While I was on a gig this last weekend, Paul went camping on Mt. Whitney with a group of our friends. One of them – a highly fit, healthy guy – suddenly felt unwell on Friday afternoon, and within minutes he was having what looked like a seizure. Paul and our friend’s wife rushed him down the mountain, meeting the ambulance halfway. Turns out it was vasovagal syncope, which might have been a result of dehydration and/or altitude.
He’s going to be fine. But his wife was really shaken. I reached out to her, letting her know I wanted to support her in any way I could; as my spouse recently went through an acute and life-changing health scare, I have a good idea of some of the tumultuous emotions and anxious projections she may be processing. But that’s all I have; a good idea.

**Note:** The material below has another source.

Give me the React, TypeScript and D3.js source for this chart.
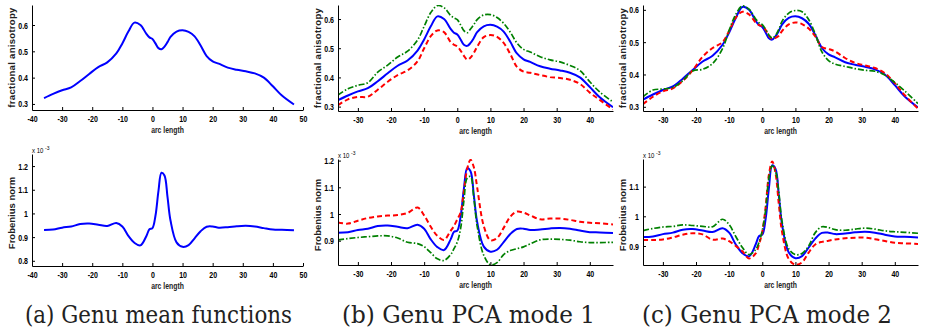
import React, { useEffect, useRef } from 'react';
import * as d3 from 'd3';

// arc length sample positions shared by every curve
const arcLength = [-36, -33, -30, -27, -24, -21, -18, -15, -12, -10, -8, -6, -4, -2, -1, 0, 1, 2, 3, 4, 5, 6, 8, 10, 12, 14, 16, 18, 20, 22, 25, 28, 31, 34, 37, 40, 43, 47];

// fractional anisotropy
const faMean = [0.322, 0.338, 0.352, 0.363, 0.387, 0.414, 0.440, 0.458, 0.492, 0.530, 0.575, 0.609, 0.600, 0.566, 0.553, 0.547, 0.530, 0.512, 0.508, 0.518, 0.535, 0.555, 0.575, 0.580, 0.574, 0.557, 0.522, 0.482, 0.462, 0.453, 0.438, 0.430, 0.424, 0.416, 0.400, 0.367, 0.332, 0.298];
const faMode1Pos = [0.340, 0.361, 0.373, 0.382, 0.418, 0.442, 0.470, 0.490, 0.528, 0.575, 0.622, 0.646, 0.639, 0.612, 0.604, 0.598, 0.580, 0.560, 0.553, 0.566, 0.581, 0.598, 0.614, 0.615, 0.605, 0.585, 0.555, 0.518, 0.496, 0.487, 0.471, 0.460, 0.453, 0.441, 0.424, 0.385, 0.350, 0.316];
const faMode1Neg = [0.305, 0.325, 0.333, 0.334, 0.358, 0.385, 0.408, 0.424, 0.455, 0.500, 0.541, 0.561, 0.555, 0.521, 0.512, 0.506, 0.492, 0.474, 0.461, 0.468, 0.484, 0.505, 0.538, 0.545, 0.539, 0.518, 0.480, 0.436, 0.420, 0.416, 0.408, 0.401, 0.398, 0.392, 0.378, 0.348, 0.323, 0.290];
const faMode2Pos = [0.331, 0.352, 0.355, 0.360, 0.381, 0.411, 0.416, 0.434, 0.480, 0.537, 0.586, 0.612, 0.602, 0.572, 0.560, 0.554, 0.540, 0.522, 0.513, 0.521, 0.540, 0.565, 0.590, 0.598, 0.594, 0.570, 0.525, 0.470, 0.443, 0.432, 0.425, 0.418, 0.413, 0.410, 0.398, 0.375, 0.349, 0.310];
const faMode2Neg = [0.308, 0.331, 0.348, 0.357, 0.380, 0.413, 0.455, 0.482, 0.500, 0.535, 0.576, 0.594, 0.586, 0.561, 0.553, 0.549, 0.538, 0.520, 0.510, 0.513, 0.520, 0.535, 0.555, 0.561, 0.556, 0.542, 0.518, 0.485, 0.479, 0.471, 0.451, 0.436, 0.428, 0.420, 0.404, 0.373, 0.336, 0.294];

// Frobenius norm (x 10^-3)
const frobMean = [0.930, 0.932, 0.940, 0.945, 0.955, 0.957, 0.952, 0.947, 0.960, 0.945, 0.905, 0.876, 0.865, 0.905, 0.933, 0.938, 0.990, 1.095, 1.172, 1.160, 1.070, 0.970, 0.878, 0.859, 0.866, 0.895, 0.925, 0.944, 0.945, 0.940, 0.942, 0.946, 0.948, 0.945, 0.938, 0.932, 0.931, 0.929];
const frobMode1Pos = [0.903, 0.908, 0.912, 0.915, 0.918, 0.918, 0.910, 0.894, 0.889, 0.878, 0.855, 0.832, 0.826, 0.848, 0.870, 0.895, 0.945, 1.050, 1.135, 1.140, 1.060, 0.955, 0.845, 0.810, 0.818, 0.848, 0.863, 0.870, 0.877, 0.888, 0.903, 0.906, 0.905, 0.902, 0.896, 0.893, 0.893, 0.894];
const frobMode1Neg = [0.968, 0.964, 0.975, 0.985, 0.991, 0.994, 0.996, 1.004, 1.024, 0.995, 0.952, 0.918, 0.903, 0.937, 0.955, 0.980, 1.005, 1.085, 1.170, 1.203, 1.175, 1.100, 0.955, 0.902, 0.910, 0.948, 0.990, 1.009, 1.005, 0.995, 0.980, 0.983, 0.983, 0.978, 0.971, 0.967, 0.965, 0.961];
const frobMode2Pos = [0.952, 0.959, 0.964, 0.966, 0.971, 0.969, 0.966, 0.965, 0.990, 0.972, 0.932, 0.895, 0.871, 0.888, 0.912, 0.952, 1.020, 1.130, 1.170, 1.152, 1.080, 0.980, 0.890, 0.871, 0.875, 0.900, 0.945, 0.965, 0.962, 0.955, 0.953, 0.957, 0.960, 0.957, 0.951, 0.948, 0.946, 0.943];
const frobMode2Neg = [0.920, 0.920, 0.922, 0.929, 0.938, 0.943, 0.939, 0.921, 0.925, 0.916, 0.900, 0.882, 0.858, 0.875, 0.905, 0.948, 1.030, 1.140, 1.185, 1.145, 1.040, 0.945, 0.856, 0.837, 0.845, 0.878, 0.905, 0.914, 0.918, 0.922, 0.926, 0.928, 0.928, 0.923, 0.917, 0.911, 0.909, 0.907];

const xTicksWide = [-40, -30, -20, -10, 0, 10, 20, 30, 40, 50];
const xTicksTight = [-30, -20, -10, 0, 10, 20, 30, 40];
const faTicks = [0.3, 0.4, 0.5, 0.6];
const frobTicksA = [0.8, 0.9, 1, 1.1, 1.2];
const frobTicksB = [0.9, 1, 1.1, 1.2];
const frobTicksC = [0.9, 1, 1.1];
const captions = ['(a) Genu mean functions', '(b) Genu PCA mode 1', '(c) Genu PCA mode 2'];

const BLUE = '#0000ff';
const RED = '#ff0000';
const GREEN = '#008000';
const SANS = '"Liberation Sans", Arial, sans-serif';
const SERIF = '"DejaVu Serif", "Liberation Serif", serif';

export default function App() {
  const svgRef = useRef<SVGSVGElement>(null);

  useEffect(() => {
    if (!svgRef.current) return;
    const svg = d3.select(svgRef.current);
    svg.selectAll('*').remove();

    // squeeze horizontal text the way the original figure was compressed
    const squeeze = (sel: any, k: number) =>
      sel.each(function (this: SVGTextElement) {
        const w = this.getComputedTextLength();
        this.setAttribute('textLength', String(w * k));
        this.setAttribute('lengthAdjust', 'spacingAndGlyphs');
      });

    const mean = { color: BLUE, width: 2, dash: null };
    const neg = { color: RED, width: 2, dash: '5,3' };
    const pos = { color: GREEN, width: 1.7, dash: '6,2,1.5,2' };

    const columns = [
      {
        x0: 32, x1: 303, xDomain: [-40, 50], xTicks: xTicksWide, caption: captions[0], capX: 25, capW: 267,
        rows: [
          { y0: 5, y1: 110, yDomain: [0.277, 0.676], yTicks: faTicks, label: 'fractional anisotropy', exp: false,
            series: [{ v: faMean, ...mean }] },
          { y0: 154, y1: 266, yDomain: [0.778, 1.251], yTicks: frobTicksA, label: 'Frobenius norm', exp: true,
            series: [{ v: frobMean, ...mean }] },
        ],
      },
      {
        x0: 338, x1: 613, xDomain: [-36, 47], xTicks: xTicksTight, caption: captions[1], capX: 342, capW: 253,
        rows: [
          { y0: 5, y1: 111, yDomain: [0.285, 0.648], yTicks: faTicks, label: 'fractional anisotropy', exp: false,
            series: [{ v: faMean, ...mean }, { v: faMode1Neg, ...neg }, { v: faMode1Pos, ...pos }] },
          { y0: 159, y1: 265, yDomain: [0.809, 1.206], yTicks: frobTicksB, label: 'Frobenius norm', exp: true,
            series: [{ v: frobMean, ...mean }, { v: frobMode1Neg, ...neg }, { v: frobMode1Pos, ...pos }] },
        ],
      },
      {
        x0: 643, x1: 918, xDomain: [-36, 47], xTicks: xTicksTight, caption: captions[2], capX: 642, capW: 250,
        rows: [
          { y0: 5, y1: 111, yDomain: [0.287, 0.615], yTicks: faTicks, label: 'fractional anisotropy', exp: false,
            series: [{ v: faMean, ...mean }, { v: faMode2Neg, ...neg }, { v: faMode2Pos, ...pos }] },
          { y0: 159, y1: 265, yDomain: [0.836, 1.193], yTicks: frobTicksC, label: 'Frobenius norm', exp: true,
            series: [{ v: frobMean, ...mean }, { v: frobMode2Neg, ...neg }, { v: frobMode2Pos, ...pos }] },
        ],
      },
    ];

    const defs = svg.append('defs');

    columns.forEach((col, ci) => {
      const x = d3.scaleLinear().domain(col.xDomain).range([col.x0, col.x1]);

      col.rows.forEach((row, ri) => {
        const y = d3.scaleLinear().domain(row.yDomain).range([row.y1, row.y0]);
        const clipId = `clip-${ci}-${ri}`;
        defs.append('clipPath').attr('id', clipId)
          .append('rect')
          .attr('x', col.x0).attr('y', row.y0)
          .attr('width', col.x1 - col.x0).attr('height', row.y1 - row.y0);

        const line = d3.line<number>()
          .x((_, i) => x(arcLength[i]))
          .y(d => y(d))
          .curve(d3.curveCatmullRom.alpha(0.5));

        const plot = svg.append('g').attr('clip-path', `url(#${clipId})`);
        row.series.forEach(s => {
          plot.append('path')
            .attr('d', line(s.v))
            .attr('fill', 'none')
            .attr('stroke', s.color)
            .attr('stroke-width', s.width)
            .attr('stroke-dasharray', s.dash)
            .attr('stroke-linejoin', 'round');
        });

        // axes, MATLAB style: ticks pointing inward
        const gx = svg.append('g')
          .attr('transform', `translate(0,${row.y1})`)
          .call(d3.axisBottom(x).tickValues(col.xTicks).tickFormat(d => String(d))
            .tickSizeInner(-3).tickSizeOuter(0).tickPadding(5));
        const gy = svg.append('g')
          .attr('transform', `translate(${col.x0},0)`)
          .call(d3.axisLeft(y).tickValues(row.yTicks).tickFormat(d => String(d))
            .tickSizeInner(-3).tickSizeOuter(0).tickPadding(4));

        [gx, gy].forEach(g => {
          g.attr('font-family', SANS)
            .attr('font-size', 9.5)
            .attr('font-weight', 'bold')
            .attr('color', '#000');
          g.select('.domain').attr('stroke-width', 1);
          squeeze(g.selectAll('text'), 0.74);
        });

        const xl = svg.append('text')
          .attr('x', (col.x0 + col.x1) / 2)
          .attr('y', row.y1 + 23)
          .attr('text-anchor', 'middle')
          .attr('font-family', SANS)
          .attr('font-size', 9.5)
          .attr('font-weight', 'bold')
          .attr('fill', '#222')
          .text('arc length');
        squeeze(xl, 0.72);

        svg.append('text')
          .attr('transform', `translate(${col.x0 - 17},${(row.y0 + row.y1) / 2 + (row.exp ? 3 : 0)}) rotate(-90)`)
          .attr('text-anchor', 'middle')
          .attr('font-family', SANS)
          .attr('font-size', 9.5)
          .attr('font-weight', 'bold')
          .attr('letter-spacing', row.exp ? 0 : 0.3)
          .attr('fill', '#222')
          .text(row.label);

        if (row.exp) {
          // "x 10^-3" multiplier above the y axis
          const base = svg.append('text')
            .attr('x', col.x0)
            .attr('y', row.y0 - 1)
            .attr('font-family', SANS)
            .attr('font-size', 7.5)
            .attr('fill', '#000')
            .text('x 10');
          squeeze(base, 0.8);
          svg.append('text')
            .attr('x', col.x0 + 13)
            .attr('y', row.y0 - 4)
            .attr('font-family', SANS)
            .attr('font-size', 5)
            .attr('fill', '#000')
            .text('-3');
        }
      });

      svg.append('text')
        .attr('x', col.capX)
        .attr('y', 323)
        .style('font-family', SERIF)
        .attr('font-size', 24)
        .attr('fill', '#222')
        .attr('textLength', col.capW)
        .attr('lengthAdjust', 'spacingAndGlyphs')
        .text(col.caption);
    });
  }, []);

  return (
    <svg
      ref={svgRef}
      width={925}
      height={331}
      style={{ position: 'absolute', left: 0, top: 0, background: '#fff' }}
    />
  );
}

I often think about empathy – the recognizing, understanding and sharing of thoughts and feelings of another person. It’s the foundation of relationships, enabling prosocial/cooperative behaviors to emerge from within ourselves, rather than a behavior forced externally. By shifting the focus to the internal state of another person, it helps us make moral decisions; by assuming the cognitive state of another, we’re able to see their perspective and thus create deeper connection.
Which is all profoundly necessary and a cornerstone of society, but I am cautious about the notion of “walking in someone else’s shoes”.
My wariness is twofold. The first applies to situations like the one I described above. When Paul went through his acute health crisis earlier this year, I was initially bombarded by a sense of terror and a loss of control. Watching a loved one in what was a near-critical situation can reframe the present and the future in an intense way! I, like so many, live my day-to-day with the underlying assumption of a modicum of stability, and a projection of a long future in which things go basically as planned. One could argue that this is totally unrealistic – we can’t ever discount the possibility of surprises/disasters/scares (Covid has re-taught us of this). But constant fear of possible negative events would certainly gobble up immense amounts of psychic space and be a barrier to living fully and well. So we try to live in the present and hope for the best.
When the worst happens, it is truly earth-shifting, because your sense of what is happening, and what can happen, is suddenly jarred off-kilter; the precarious balance of our sense of reality is threatened, and we’re forced to reexamine our own images of our lives, both now and in the future. And that’s HARD. As Paul’s hospital stay extended on and off for months, the learning curve was steep.
That’s all to say, I have experienced a spouse’s acute health crisis, and so I have a good grasp on the kinds of emotions my friend is now going through.
That is not to say, however, that I “know what she’s feeling”, because I can’t possibly completely put myself in her shoes. To me, empathy comes with the suggestion that we’re able to enter another person’s cognitive state – to actually feel what they feel – and I don’t think that’s reasonable. Even if we went through absolutely identical experiences, we are both separate entities that are an amalgam of our unique genes and experiences. While we may have a better idea of each other’s feelings than someone who doesn’t share our experiences, we can’t feel the same emotions. So you can understand that I’m a bit cautious when anyone uses phrases like “I empathize”.
Sympathy is more accurate. Sympathy indicates that we understand what the other person may be feeling rather that feeling what they’re feeling. This seems a better representation of what I felt for my friend – I appreciated her experience, and could grasp the nature of her feelings, but not try to feel them.
But better still than sympathy is compassion, because it requires neither mutual feeling nor understanding. It’s simply the willingness and desire to relieve the pain and suffering of another. And so
I find the idea of compassion to be the most useful, because we needn’t try to enter into that suffering, and we don’t need to analyze or try to comprehend another’s experience. We merely need to extend a hand. When I’m in pain or grief, the thing I most want to hear is “how can I help”, because even if there is no way to change the situation that’s causing me pain, simply knowing that someone wants comfort me and try to alleviate the pain is enough to ease my grief.
A final thought about empathy. When my dad died, we were all devastated, none more than my mom (at least outwardly). She had never imagined life without a spouse, and on top of reeling from the loss of a loved one, she had little about many of the practical facets of life (she didn’t know anything about health insurance, or where the fuse box was, for instance). She was mired in confusion and desperation and disbelief and anguish. Instead of staying within myself, so that I could extend compassion to her, I took it upon myself to take on her emotions, because it felt like the only way to understand her. That lasted many years, as I kept feeling her anger and sadness, not as an observer, but as someone who was as mired in her emotions as she was. And of course, that interfered with my ability to help her in any way, as I was too wrapped up in her feelings. Empathy, in that situation, was harmful.
And so while empathy may have some place in trying to see another’s perspective from inside of them, in the end, it has it’s limits. “I know how you feel”? Probably not!